Spotify is facing a huge challenge in making enough money from its subscribers to overcome the costs of its ad-funded free music service, according to report from Enders Analysis. The research firm, taking a closer look at Spotify’s potential path to profitability, highlights that Spotify generates a healthy sum selling monthly subscriptions, pulling in gross profits of USD76m last year. However, it spent almost the same sums offering free music as a marketing tool to get users hooked on the service and then convert them to paying. Enders suggests that Spotify will need to look at a more stringent usage policy for free users if it is to trim losses and become profitable.
“Spotify has a profitable subscription business,” says Enders. “Losses of the ad-supported tier could be trimmed to produce breakeven by a more stringent policy on usage. However, with usage uncapped in the US until July 2013 and the launch in Germany in 2012, Spotify’s losses on the freemium tier could well continue to swamp the profits of the subscription side for the near term.”
Spotify is still a company in growth mode, attempting to build up an international base of paying subscribers. As such, its costs remain high, with the firm focused on launching in new markets and attracting new users, rather than trying to turn a profit.
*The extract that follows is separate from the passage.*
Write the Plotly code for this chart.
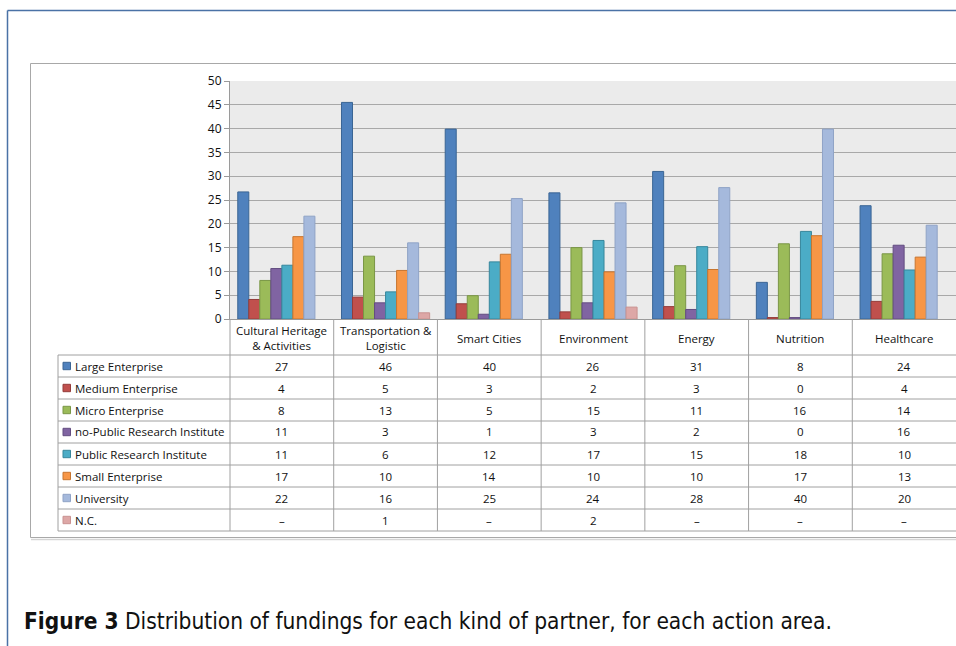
import plotly.graph_objects as go

# ---------------- data ----------------
categories = ["Cultural Heritage<br>& Activities", "Transportation &<br>Logistic",
              "Smart Cities", "Environment", "Energy", "Nutrition", "Healthcare"]
series_names = ["Large Enterprise", "Medium Enterprise", "Micro Enterprise",
                "no-Public Research Institute", "Public Research Institute",
                "Small Enterprise", "University", "N.C."]

# bar heights
large_enterprise = [26.7, 45.5, 39.9, 26.5, 31.0, 7.7, 23.8]
medium_enterprise = [4.1, 4.6, 3.2, 1.5, 2.6, 0.3, 3.7]
micro_enterprise = [8.1, 13.2, 4.9, 15.0, 11.2, 15.8, 13.7]
nopublic_research = [10.6, 3.4, 1.0, 3.4, 2.0, 0.3, 15.5]
public_research = [11.3, 5.7, 12.0, 16.5, 15.2, 18.4, 10.3]
small_enterprise = [17.3, 10.2, 13.6, 9.9, 10.4, 17.5, 13.0]
university = [21.6, 16.0, 25.3, 24.4, 27.6, 39.9, 19.7]
nc = [None, 1.3, None, 2.5, None, None, None]

# data table text as printed below the chart
table_large = ["27", "46", "40", "26", "31", "8", "24"]
table_medium = ["4", "5", "3", "2", "3", "0", "4"]
table_micro = ["8", "13", "5", "15", "11", "16", "14"]
table_nopublic = ["11", "3", "1", "3", "2", "0", "16"]
table_public = ["11", "6", "12", "17", "15", "18", "10"]
table_small = ["17", "10", "14", "10", "10", "17", "13"]
table_university = ["22", "16", "25", "24", "28", "40", "20"]
table_nc = ["–", "1", "–", "2", "–", "–", "–"]

y_ticks = [0, 5, 10, 15, 20, 25, 30, 35, 40, 45, 50]

caption_bold = "Figure 3"
caption_text = "Distribution of fundings for each kind of partner, for each action area."

# ---------------- styling ----------------
colors = ["#4F81BD", "#C0504D", "#9BBB59", "#8064A2", "#4BACC6", "#F79646", "#A5B9DC", "#DDA7A6"]
edges = ["#3A6594", "#943C3A", "#7A9646", "#634D80", "#37879C", "#C7752F", "#8FA3C6", "#C99290"]

W, H = 956, 646
FONT = "Open Sans"
TXT = "#111111"
FS = 11.5


def px(x):
    return x / W


def py(y):
    return 1 - y / H


all_vals = [large_enterprise, medium_enterprise, micro_enterprise, nopublic_research,
            public_research, small_enterprise, university, nc]
all_tab = [table_large, table_medium, table_micro, table_nopublic,
           table_public, table_small, table_university, table_nc]

fig = go.Figure()
for name, vals, c, e in zip(series_names, all_vals, colors, edges):
    fig.add_trace(go.Bar(x=categories, y=vals, name=name,
                         marker=dict(color=c, line=dict(color=e, width=1)),
                         showlegend=False))

PLOT_L, PLOT_R, PLOT_T, PLOT_B = 230, 956, 81, 319

fig.update_layout(
    width=W, height=H,
    margin=dict(l=0, r=0, t=0, b=0, pad=0, autoexpand=False),
    paper_bgcolor="white",
    plot_bgcolor="#EBEBEB",
    barmode="group", bargap=0.15, bargroupgap=0,
    font=dict(family=FONT, size=FS, color=TXT),
    xaxis=dict(domain=[px(PLOT_L), min(1.0, px(PLOT_R))], showticklabels=False, ticks="",
               showline=True, linecolor="#9a9a9a", linewidth=1, showgrid=False,
               automargin=False, fixedrange=True),
    yaxis=dict(domain=[py(PLOT_B), py(PLOT_T)], range=[0, 50], tickvals=y_ticks,
               showgrid=True, gridcolor="#A8A8A8", gridwidth=1,
               showline=True, linecolor="#9a9a9a", linewidth=1,
               ticks="outside", ticklen=5, tickcolor="#9a9a9a",
               tickfont=dict(family=FONT, size=12, color=TXT), zeroline=False,
               automargin=False, fixedrange=True),
)

shapes = []
annotations = []

# outer blue frame
shapes.append(dict(type="line", xref="paper", yref="paper", x0=px(7.5), x1=px(960),
                   y0=py(10.5), y1=py(10.5), line=dict(color="#4A72A6", width=1.5)))
shapes.append(dict(type="line", xref="paper", yref="paper", x0=px(7.5), x1=px(7.5),
                   y0=py(10.5), y1=py(660), line=dict(color="#4A72A6", width=1.5)))
# inner gray chart box
shapes.append(dict(type="rect", xref="paper", yref="paper", x0=px(30.5), x1=px(965),
                   y0=py(537.5), y1=py(63.5), line=dict(color="#A8A8A8", width=1)))
shapes.append(dict(type="line", xref="paper", yref="paper", x0=px(31), x1=px(965),
                   y0=py(539.5), y1=py(539.5), line=dict(color="#D5D5D5", width=1.5)))

# table grid
GRID = "#A0A0A0"
col_w = (PLOT_R - PLOT_L) / len(categories)
col_edges = [PLOT_L + i * col_w for i in range(len(categories) + 1)]
row_lines = [355, 377, 399, 421, 443, 465, 487, 509, 531]
for y in row_lines:
    shapes.append(dict(type="line", xref="paper", yref="paper", x0=px(58), x1=px(960),
                       y0=py(y), y1=py(y), line=dict(color=GRID, width=1)))
shapes.append(dict(type="line", xref="paper", yref="paper", x0=px(58), x1=px(58),
                   y0=py(355), y1=py(531), line=dict(color=GRID, width=1)))
for x in col_edges[:-1]:
    shapes.append(dict(type="line", xref="paper", yref="paper", x0=px(x), x1=px(x),
                       y0=py(319), y1=py(531), line=dict(color=GRID, width=1)))

# header labels
for i, cat in enumerate(categories):
    cx = PLOT_L + (i + 0.5) * col_w
    annotations.append(dict(xref="paper", yref="paper", x=px(cx), y=py(338),
                            text=cat, showarrow=False, xanchor="center", yanchor="middle",
                            font=dict(family=FONT, size=FS, color=TXT)))

# rows
for r, (name, tab, c, e) in enumerate(zip(series_names, all_tab, colors, edges)):
    yc = row_lines[r] + 11
    shapes.append(dict(type="rect", xref="paper", yref="paper", x0=px(63), x1=px(70.5),
                       y0=py(yc + 3.7), y1=py(yc - 3.7), fillcolor=c,
                       line=dict(color=e, width=1)))
    annotations.append(dict(xref="paper", yref="paper", x=px(72.5), y=py(yc),
                            text=name, showarrow=False, xanchor="left", yanchor="middle",
                            font=dict(family=FONT, size=FS, color=TXT)))
    for i, t in enumerate(tab):
        cx = PLOT_L + (i + 0.5) * col_w
        annotations.append(dict(xref="paper", yref="paper", x=px(cx), y=py(yc),
                                text=t, showarrow=False, xanchor="center", yanchor="middle",
                                font=dict(family=FONT, size=FS, color=TXT)))

# caption
annotations.append(dict(xref="paper", yref="paper", x=px(22), y=py(621),
                        text="<b>" + caption_bold + "</b> " + caption_text,
                        showarrow=False, xanchor="left", yanchor="middle",
                        font=dict(family="DejaVu Sans Condensed", size=22.5, color="#111111")))

fig.update_layout(shapes=shapes, annotations=annotations)
fig.write_html(
    "out.html",
    config={"displayModeBar": False},
    post_script=(
        "document.documentElement.style.margin='0';"
        "document.documentElement.style.padding='0';"
        "document.documentElement.style.overflow='hidden';"
        "document.body.style.margin='0';"
        "document.body.style.padding='0';"
        "document.body.style.overflow='hidden';"
        "window.scrollTo(0,0);"
    ),
)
And while Enders believes the firm needs to cut users’ free access not only to bring down costs but convince more people to pay, Spotify sees the free option as critical to its business. Spotify is not the first company to offer a streaming music service, but it is succeeding where others have failed by offering a free tier. That option serves to attract consumers who might otherwise head down the piracy and illegal download routes, luring listeners in before convincing them to pay. Cutting down this access might make sense from a profitability stand point, but Spotify is looking at the bigger picture and remains convinced that if it is to survive in the long term it must continue to reel users in with a substantial amount of free music.
Despite this, it remains unclear if Spotify can ever make enough money to turn a profit. Currently, the firm generates 83% of its revenues from the just 8% of registered users it has convinced to pay. And while subscription revenues are growing faster than ad revenues, up 200% and 25% year on year in 2011 respectively, this isn’t enough to offset costs. Spotify, like many music services, does not directly benefit from having more users, with each new person adding further costs, in terms of royalty payments.